Significantly, given the Kremlin’s harsh clampdown on any opposition, handfuls of protesters gathered in Moscow the same day with signs like “Russia, do not touch Ukraine!” before they were arrested. In Rostov-on-Don, in southwestern Russia, close to the Ukraine border, more individual protests took place. Tatiana Sporisheva, 45, told CBC, “We don’t have big protests anymore, but that doesn’t mean that people accept” war against their Ukrainian neighbors.

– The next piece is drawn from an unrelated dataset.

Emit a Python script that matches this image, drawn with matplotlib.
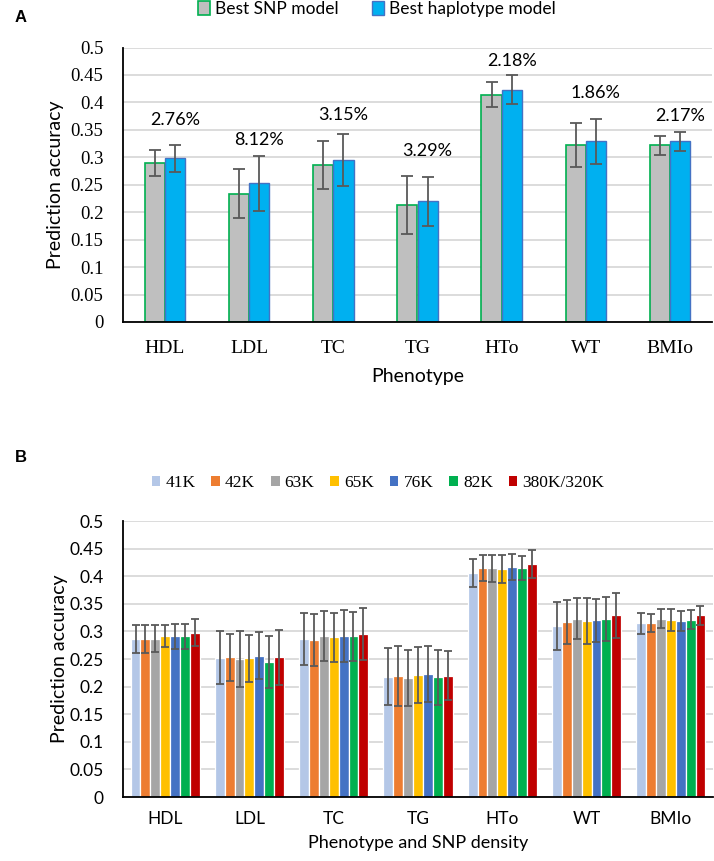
import matplotlib
matplotlib.use("Agg")
import matplotlib.pyplot as plt
from matplotlib.patches import Patch
import numpy as np

phenotypes = ["HDL", "LDL", "TC", "TG", "HTo", "WT", "BMIo"]

# panel A: best SNP model vs best haplotype model
snp_acc = [0.290, 0.234, 0.286, 0.213, 0.414, 0.323, 0.322]
snp_err = [0.024, 0.045, 0.043, 0.053, 0.023, 0.040, 0.017]
hap_acc = [0.298, 0.253, 0.295, 0.220, 0.423, 0.329, 0.329]
hap_err = [0.024, 0.050, 0.047, 0.045, 0.026, 0.041, 0.017]
gain_labels = ["2.76%", "8.12%", "3.15%", "3.29%", "2.18%", "1.86%", "2.17%"]
gain_label_y = [0.368, 0.332, 0.377, 0.312, 0.476, 0.417, 0.375]

# panel B: accuracy by SNP density
densities = ["41K", "42K", "63K", "65K", "76K", "82K", "380K/320K"]
dens_acc = [
    [0.286, 0.252, 0.287, 0.218, 0.406, 0.310, 0.315],
    [0.286, 0.253, 0.284, 0.219, 0.415, 0.317, 0.315],
    [0.287, 0.250, 0.292, 0.215, 0.414, 0.323, 0.323],
    [0.291, 0.251, 0.289, 0.221, 0.413, 0.319, 0.321],
    [0.291, 0.256, 0.291, 0.223, 0.417, 0.320, 0.319],
    [0.291, 0.244, 0.291, 0.217, 0.415, 0.323, 0.321],
    [0.298, 0.253, 0.295, 0.220, 0.422, 0.329, 0.329],
]
dens_err = [
    [0.025, 0.048, 0.047, 0.052, 0.025, 0.043, 0.019],
    [0.025, 0.042, 0.047, 0.054, 0.024, 0.039, 0.016],
    [0.025, 0.050, 0.045, 0.051, 0.024, 0.037, 0.017],
    [0.020, 0.043, 0.044, 0.050, 0.025, 0.041, 0.020],
    [0.023, 0.043, 0.047, 0.050, 0.024, 0.039, 0.018],
    [0.023, 0.047, 0.045, 0.050, 0.022, 0.040, 0.017],
    [0.024, 0.050, 0.047, 0.045, 0.026, 0.041, 0.017],
]
dens_colors = ["#B4C7E7", "#ED7D31", "#A5A5A5", "#FFC000", "#4472C4", "#00B050", "#C00000"]

SANS = "Lato"
SERIF = "Liberation Serif"
GRID = "#D9D9D9"
ERR = "#595959"
yticks = np.arange(0, 0.501, 0.05)
ytick_labels = ["0" if v == 0 else ("%.2f" % v).rstrip("0") for v in yticks]

W, H = 714, 861
fig = plt.figure(figsize=(W / 100, H / 100), dpi=100)


def style_axis(ax):
    ax.set_ylim(0, 0.5)
    ax.set_xlim(-0.5, len(phenotypes) - 0.5)
    ax.set_yticks(yticks)
    ax.yaxis.grid(True, color=GRID, linewidth=1.3)
    ax.set_axisbelow(True)
    for s in ["top", "right"]:
        ax.spines[s].set_visible(False)
    ax.spines["left"].set_linewidth(1.3)
    ax.spines["bottom"].set_linewidth(1.3)
    ax.tick_params(length=0)


x = np.arange(len(phenotypes))

# ---- panel A
axA = fig.add_axes([123 / W, 1 - 322 / H, 589 / W, 274.5 / H])
style_axis(axA)
bw = 0.24
axA.bar(x - bw / 2, snp_acc, bw, color="#BFBFBF", edgecolor="#00B050", linewidth=1.2,
        yerr=snp_err, error_kw=dict(ecolor=ERR, elinewidth=1.3, capsize=4, capthick=1.3))
axA.bar(x + bw / 2, hap_acc, bw, color="#00B0F0", edgecolor="#4472C4", linewidth=1.0,
        yerr=hap_err, error_kw=dict(ecolor=ERR, elinewidth=1.3, capsize=4, capthick=1.3))
for i, (t, yy) in enumerate(zip(gain_labels, gain_label_y)):
    axA.text(i + 0.12, yy, t, ha="center", va="center", fontsize=13, family=SANS)
axA.set_yticklabels(ytick_labels, family=SERIF, fontsize=13.5)
axA.set_xticks(x)
axA.set_xticklabels(phenotypes, family=SERIF, fontsize=14)
axA.tick_params(axis="x", pad=13)
axA.tick_params(axis="y", pad=14)
axA.set_ylabel("Prediction accuracy", family=SANS, fontsize=14, labelpad=5)
axA.set_xlabel("Phenotype", family=SANS, fontsize=14, labelpad=8)

fig.legend(handles=[Patch(facecolor="#BFBFBF", edgecolor="#00B050", linewidth=1.2),
                    Patch(facecolor="#00B0F0", edgecolor="#4472C4", linewidth=1.0)],
           labels=["Best SNP model", "Best haplotype model"],
           loc="center", bbox_to_anchor=(377 / W, 1 - 9 / H), ncol=2, frameon=False,
           prop=dict(family=SANS, size=12.5), handlelength=0.7, handleheight=0.8,
           handletextpad=0.3, columnspacing=1.9)

# ---- panel B
axB = fig.add_axes([123 / W, 1 - 797 / H, 590 / W, 276 / H])
style_axis(axB)
nb = len(densities)
bwb = 0.117
for j in range(nb):
    axB.bar(x + (j - (nb - 1) / 2) * bwb, dens_acc[j], bwb, color=dens_colors[j],
            edgecolor="white", linewidth=0.9, yerr=dens_err[j],
            error_kw=dict(ecolor=ERR, elinewidth=1.3, capsize=3.2, capthick=1.3))
axB.set_yticklabels(ytick_labels, family=SANS, fontsize=12.5)
axB.set_xticks(x)
axB.set_xticklabels(phenotypes, family=SANS, fontsize=12.5)
axB.tick_params(axis="x", pad=10)
axB.tick_params(axis="y", pad=14)
axB.set_ylabel("Prediction accuracy", family=SANS, fontsize=14, labelpad=1)
axB.set_xlabel("Phenotype and SNP density", family=SANS, fontsize=13, labelpad=6)

fig.legend(handles=[Patch(facecolor=c) for c in dens_colors], labels=densities,
           loc="center", bbox_to_anchor=(378 / W, 1 - 483 / H), ncol=nb, frameon=False,
           prop=dict(family=SERIF, size=12.5), handlelength=0.5, handleheight=0.55,
           handletextpad=0.3, columnspacing=0.9)

fig.text(15 / W, 1 - 18 / H, "A", fontsize=12, fontweight="bold", family="Liberation Sans", va="center")
fig.text(15 / W, 1 - 457 / H, "B", fontsize=12, fontweight="bold", family="Liberation Sans", va="center")

fig.savefig("out.png", dpi=100)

With Putin’s Feb. 21 decision, Moscow confirmed “Russia’s status as an occupying power” in the “armed aggression against Ukraine that started in 2014,” the Ukrainian Helsinki Human Rights Union and the Kharkiv Human Rights Protection Group noted in their statement the following day. Calling the Maidan a “coup,” Putin responded in 2014 by seizing the Crimean Peninsula and supporting the separatist conflict in the east with Russian arms and forces. That conflict has already taken 14,000 lives and displaced nearly 2 million people.

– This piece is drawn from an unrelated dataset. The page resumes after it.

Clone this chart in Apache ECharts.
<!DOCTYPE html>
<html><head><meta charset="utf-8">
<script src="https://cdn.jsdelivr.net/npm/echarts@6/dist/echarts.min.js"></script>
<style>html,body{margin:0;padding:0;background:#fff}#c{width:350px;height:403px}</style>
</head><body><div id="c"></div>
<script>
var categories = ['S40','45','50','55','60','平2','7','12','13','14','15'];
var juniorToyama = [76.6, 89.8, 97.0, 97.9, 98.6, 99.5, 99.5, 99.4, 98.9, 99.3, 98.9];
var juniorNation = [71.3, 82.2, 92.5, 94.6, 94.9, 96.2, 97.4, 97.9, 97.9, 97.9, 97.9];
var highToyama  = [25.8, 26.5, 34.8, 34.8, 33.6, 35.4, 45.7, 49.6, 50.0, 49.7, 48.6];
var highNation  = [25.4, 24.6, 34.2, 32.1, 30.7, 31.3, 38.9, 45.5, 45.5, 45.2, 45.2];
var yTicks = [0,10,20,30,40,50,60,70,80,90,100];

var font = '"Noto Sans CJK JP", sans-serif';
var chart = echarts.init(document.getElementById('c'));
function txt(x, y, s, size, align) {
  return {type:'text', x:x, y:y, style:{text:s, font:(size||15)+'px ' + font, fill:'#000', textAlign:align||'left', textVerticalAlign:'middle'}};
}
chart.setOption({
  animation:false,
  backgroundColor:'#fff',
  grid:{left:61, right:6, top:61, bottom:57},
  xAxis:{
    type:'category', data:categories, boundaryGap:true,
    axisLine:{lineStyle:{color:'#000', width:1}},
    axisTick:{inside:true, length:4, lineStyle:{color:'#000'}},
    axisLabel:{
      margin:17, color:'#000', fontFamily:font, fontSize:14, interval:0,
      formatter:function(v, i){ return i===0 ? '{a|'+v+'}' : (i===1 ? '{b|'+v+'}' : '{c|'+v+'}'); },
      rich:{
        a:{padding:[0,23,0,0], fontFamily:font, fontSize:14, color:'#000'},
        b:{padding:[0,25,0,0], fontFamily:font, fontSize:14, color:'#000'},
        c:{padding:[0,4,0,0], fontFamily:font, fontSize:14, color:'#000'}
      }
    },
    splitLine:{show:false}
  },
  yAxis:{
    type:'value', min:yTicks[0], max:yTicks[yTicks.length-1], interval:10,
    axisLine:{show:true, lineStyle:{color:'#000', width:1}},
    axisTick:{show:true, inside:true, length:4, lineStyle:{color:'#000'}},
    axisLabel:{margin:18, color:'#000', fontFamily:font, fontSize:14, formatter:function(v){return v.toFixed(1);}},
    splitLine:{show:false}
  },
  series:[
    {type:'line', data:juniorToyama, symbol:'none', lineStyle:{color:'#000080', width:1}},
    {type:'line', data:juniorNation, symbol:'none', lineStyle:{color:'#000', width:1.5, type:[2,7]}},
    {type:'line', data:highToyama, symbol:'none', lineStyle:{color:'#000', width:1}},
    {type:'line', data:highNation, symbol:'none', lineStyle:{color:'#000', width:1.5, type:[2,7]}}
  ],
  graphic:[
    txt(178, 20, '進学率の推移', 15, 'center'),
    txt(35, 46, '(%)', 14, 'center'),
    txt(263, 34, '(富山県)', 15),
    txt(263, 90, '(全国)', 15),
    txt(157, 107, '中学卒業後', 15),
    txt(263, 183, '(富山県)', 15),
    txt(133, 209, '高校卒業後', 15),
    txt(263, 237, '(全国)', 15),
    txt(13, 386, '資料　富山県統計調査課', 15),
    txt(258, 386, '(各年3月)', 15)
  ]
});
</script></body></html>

The two rights groups warned about “politically motivated persecution of those who disagree with the occupation” and the “forced relocation of people to Russia” now underway in eastern Ukraine.
In Ukrainian-controlled areas of Donbas, residents are bracing for a renewed Russian offensive. Mikhail Karablin, 67, who was born in Russia and moved to the Ukrainian town of Konstyantynivka more than 40 years ago, told the Wall Street Journal Feb. 22 that he dreads the possibility his adopted town could fall to separatist forces.
“They’re a plague, they came to this land with guns and turned Donetsk into a wasteland,” he said.
Moscow’s recognition extends to the separatists’ self-proclaimed borders, the entire Ukraine provinces of Donetsk and Luhansk. This area, almost two-thirds more than what they now control, was retaken by Ukrainian forces after months of fighting in 2014.